Portal has been one of the greatest, most critically-acclaimed, original and innovative puzzle games of the last few years and it’s still really influential. In the game, the player is required to use a portal gun to teleport to various places and solve multiple puzzles, but the gameplay is one of Portal’s best features as it’s quite unique and it encourages lateral thinking. The main character, named Chell needs to solve many challenges (which are proposed by a sinister AI known as GLaDOS) as she moves through test chambers. The game is well known for its complex physics, the possibility of gaining momentum and its creative use of portals.

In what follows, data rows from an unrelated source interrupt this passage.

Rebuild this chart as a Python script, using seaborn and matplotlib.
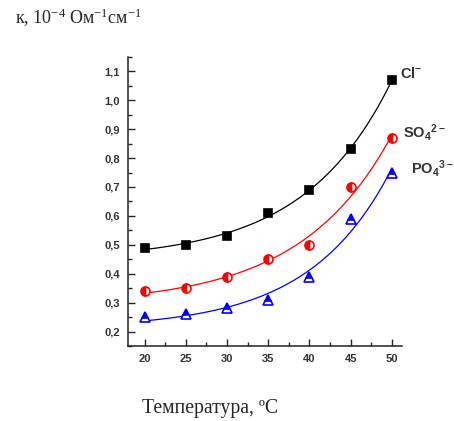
import numpy as np
import pandas as pd
import matplotlib
matplotlib.use("Agg")
import matplotlib.pyplot as plt
import seaborn as sns
from matplotlib.ticker import MultipleLocator, FuncFormatter

temps = [20, 25, 30, 35, 40, 45, 50]
cl = [0.49, 0.50, 0.53, 0.61, 0.69, 0.83, 1.07]
so4 = [0.34, 0.35, 0.39, 0.45, 0.50, 0.70, 0.87]
po4 = [0.25, 0.26, 0.28, 0.31, 0.39, 0.59, 0.75]


def exp_fit(x, y):
    x = np.asarray(x, float)
    y = np.asarray(y, float)
    best = None
    for t in np.linspace(3, 40, 600):
        e = np.exp(x / t)
        M = np.vstack([np.ones_like(x), e]).T
        coef, *_ = np.linalg.lstsq(M, y, rcond=None)
        r = np.sum((M @ coef - y) ** 2)
        if best is None or r < best[0]:
            best = (r, t, coef)
    _, t, coef = best
    xs = np.linspace(x.min(), x.max(), 200)
    return xs, coef[0] + coef[1] * np.exp(xs / t)


sns.set_style("ticks")
plt.rcParams["mathtext.default"] = "regular"
plt.rcParams["font.family"] = ["Liberation Sans", "DejaVu Sans"]

fig = plt.figure(figsize=(4.54, 4.21), dpi=100)
ax = fig.add_axes([0.282, 0.178, 0.603, 0.687])

series = [("Cl", cl, "black", "s", "full"),
          ("SO4", so4, "#ff0000", "o", "left"),
          ("PO4", po4, "#0000ff", "^", "top")]

for name, vals, col, mk, fs in series:
    xs, ys = exp_fit(temps, vals)
    sns.lineplot(x=xs, y=ys, ax=ax, color=col, lw=0.9)
    ax.plot(temps, vals, ls="none", marker=mk, color=col, fillstyle=fs,
            markerfacecoloralt="white", markeredgecolor=col,
            ms=6.5 if mk != "s" else 5.5, mew=1.2)

ax.set_xlim(18, 51.2)
ax.set_ylim(0.15, 1.15)
ax.xaxis.set_major_locator(MultipleLocator(5))
ax.xaxis.set_minor_locator(MultipleLocator(2.5))
ax.yaxis.set_major_locator(MultipleLocator(0.1))
ax.yaxis.set_minor_locator(MultipleLocator(0.05))
ax.yaxis.set_major_formatter(FuncFormatter(lambda v, p: f"{v:.1f}".replace(".", ",")))
ax.tick_params(which="major", direction="in", length=5, width=1, labelsize=8, pad=6)
ax.tick_params(which="minor", direction="in", length=3, width=1)
for lab in ax.get_xticklabels() + ax.get_yticklabels():
    lab.set_fontweight("bold")
    lab.set_color("#333333")
sns.despine(ax=ax)
for s in ["left", "bottom"]:
    ax.spines[s].set_linewidth(1.1)
    ax.spines[s].set_color("#222222")

serif = "Liberation Serif"
fig.text(15 / 454, 1 - 18 / 421, "к, 10$^{-4}$ Ом$^{-1}$см$^{-1}$", family=serif,
         fontsize=13, va="center", ha="left")
fig.text(142 / 454, 1 - 408 / 421, "Температура, ºC", family=serif, fontsize=14.2,
         va="center", ha="left")

ax.text(51.0, 1.078, "Cl$^{-}$", fontsize=10.5, fontweight="bold", color="#333333", clip_on=False)
ax.text(51.35, 0.871, "SO$_4$$^{2-}$", fontsize=10.5, fontweight="bold", color="#333333", clip_on=False)
ax.text(52.3, 0.747, "PO$_4$$^{3-}$", fontsize=10.5, fontweight="bold", color="#333333", clip_on=False)

fig.savefig("out.png", dpi=100)
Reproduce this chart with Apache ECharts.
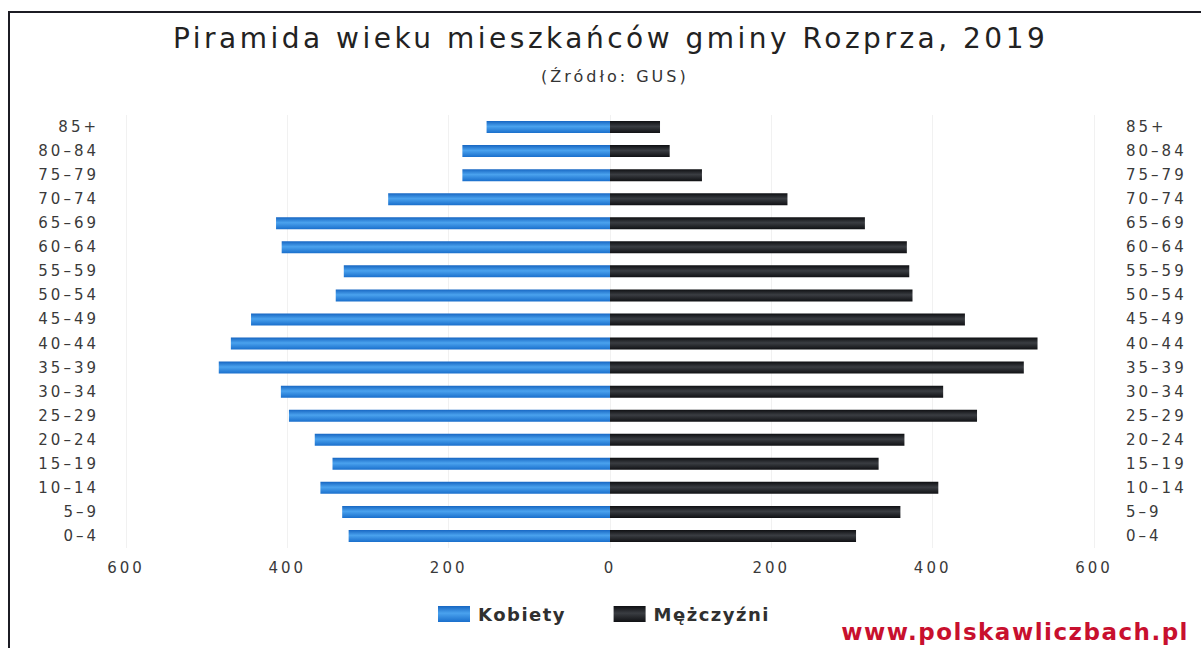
<!DOCTYPE html>
<html>
<head>
<meta charset="utf-8">
<script src="https://cdn.jsdelivr.net/npm/echarts@6.0.0/dist/echarts.min.js"></script>
<style>
    html, body {
        margin: 0;
        padding: 0;
        background: #fff;
    }
    #chart {
        position: absolute;
        left: 0;
        top: 0;
        width: 1201px;
        height: 648px;
    }
    /* rozstrzelone litery jak na oryginale */
    #chart text {
        letter-spacing: 3px;
    }
    #chart text[fill="#222"] {
        letter-spacing: 3.5px;
    }
    #chart text[fill="#303030"] {
        letter-spacing: 1.5px;
    }
    #chart text[fill="#c8102e"] {
        letter-spacing: 1.5px;
    }
    .frame {
        position: absolute;
        left: 8px;
        top: 11px;
        right: 0;
        bottom: 0;
        border-top: 2px solid #1c1c24;
        border-left: 2px solid #1c1c24;
        pointer-events: none;
    }
</style>
</head>
<body>
<div id="chart"></div>
<div class="frame"></div>
<script>
// grupy wieku, od dołu wykresu
const ageGroups = ['0–4', '5–9', '10–14', '15–19', '20–24', '25–29', '30–34', '35–39', '40–44',
    '45–49', '50–54', '55–59', '60–64', '65–69', '70–74', '75–79', '80–84', '85+']
// kobiety (rysowane w lewo)
const women = [324, 332, 359, 344, 366, 398, 408, 485, 470, 445, 340, 330, 407, 414, 275, 183, 183, 153]
// mężczyźni (rysowani w prawo)
const men = [305, 360, 407, 333, 365, 455, 413, 513, 530, 440, 375, 371, 368, 316, 220, 114, 74, 62]
const xTicks = [-600, -400, -200, 0, 200, 400, 600]

const titleText = 'Piramida wieku mieszkańców gminy Rozprza, 2019'
const subText = '(Źródło: GUS)'
const siteText = 'www.polskawliczbach.pl'

let myChart = echarts.init(document.getElementById('chart'), null, { renderer: 'svg' })

let blue = new echarts.graphic.LinearGradient(0, 0, 0, 1, [
    { offset: 0, color: '#1766c2' },
    { offset: 0.45, color: '#4aa2ee' },
    { offset: 1, color: '#1a6fcc' }
])
let dark = new echarts.graphic.LinearGradient(0, 0, 0, 1, [
    { offset: 0, color: '#0e0f12' },
    { offset: 0.45, color: '#3a3d42' },
    { offset: 1, color: '#101114' }
])

let labelStyle = {
    fontFamily: 'DejaVu Sans',
    fontSize: 15,
    color: '#3a3a3a'
}

let option = {
    backgroundColor: '#fff',
    animation: false,
    title: [
        {
            text: titleText,
            left: 168,
            top: 19,
            textStyle: {
                fontFamily: 'DejaVu Sans',
                fontSize: 28,
                fontWeight: 'normal',
                color: '#222'
            }
        },
        {
            text: subText,
            left: 536,
            top: 63,
            textStyle: {
                fontFamily: 'DejaVu Sans',
                fontSize: 16,
                fontWeight: 'normal',
                color: '#343434'
            }
        },
        {
            text: siteText,
            right: 40,
            top: 615,
            textStyle: {
                fontFamily: 'DejaVu Sans',
                fontSize: 23,
                fontWeight: 'bold',
                color: '#c8102e'
            }
        }
    ],
    legend: {
        data: ['Kobiety', 'Mężczyźni'],
        left: 433,
        top: 600,
        itemWidth: 32,
        itemHeight: 16,
        itemGap: 58,
        icon: 'rect',
        textStyle: {
            fontFamily: 'DejaVu Sans',
            fontSize: 18,
            fontWeight: 'bold',
            color: '#303030',
            padding: [0, 0, 0, 3]
        }
    },
    grid: {
        left: 126,
        right: 107,
        top: 115,
        bottom: 100
    },
    xAxis: {
        type: 'value',
        min: xTicks[0],
        max: xTicks[xTicks.length - 1],
        interval: 200,
        axisLine: { show: false },
        axisTick: { show: false },
        splitLine: { lineStyle: { color: '#f1f1f1' } },
        axisLabel: {
            ...labelStyle,
            margin: 12,
            formatter: v => Math.abs(v)
        }
    },
    yAxis: [
        {
            type: 'category',
            data: ageGroups,
            position: 'left',
            axisLine: { show: false },
            axisTick: { show: false },
            axisLabel: { ...labelStyle, margin: 27 }
        },
        {
            type: 'category',
            data: ageGroups,
            position: 'right',
            axisLine: { show: false },
            axisTick: { show: false },
            axisLabel: { ...labelStyle, margin: 32 }
        }
    ],
    series: [
        {
            name: 'Kobiety',
            type: 'bar',
            stack: 'pop',
            barWidth: 12,
            itemStyle: { color: blue },
            data: women.map(v => -v)
        },
        {
            name: 'Mężczyźni',
            type: 'bar',
            stack: 'pop',
            barWidth: 12,
            itemStyle: { color: dark },
            data: men
        }
    ]
}

myChart.setOption(option)
</script>
</body>
</html>
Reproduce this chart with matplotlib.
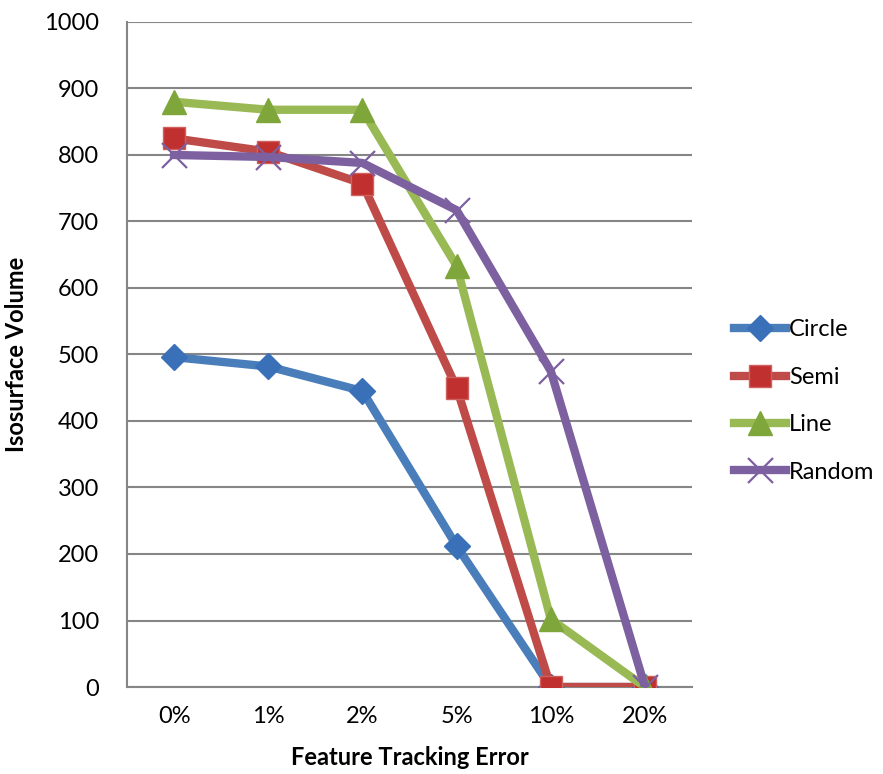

This game quickly became a huge success and it’s just surprising that it translates this well to the short film format. Directed by Dan Trachtenberg, Portal: No Escape is a re-envisionment of the Portal universe and it tells the story of an unknown female character (probably Chell, but as she doesn’t speak it’s really hard to tell) who is imprisoned in a room and gets the Aperture Science Handheld Portal Device.
The main protagonist uses the device to escape the facility only to see that she’s still inside another test chamber. Though this article intends to be descriptive rather than a complete analysis of the film let me just say that the short is simply brilliant. It’s masterfully directed, the chosen planes are more than suiting and even though it only lasts 7 minutes it manages to make a strong statement. In addition, the Companion Cube is featured for a few seconds, but neither GLaDOS nor the promised cake make an appearance. In any way, this was probably an experiment and seeing how well everyone reacted to this splendid short I can assure you that we’ll probably see more of this promising and already talented director really soon.
Some interesting Facts:
- The director spent almost a year making this spectacular short.
- Danielle Rayne stars as the main protagonist.
- The film originally premiered at San Diego Comic Con.
- Mike Zarin is the film’s composer.
- Jon Chesson was in charge of the fantastic visual effects.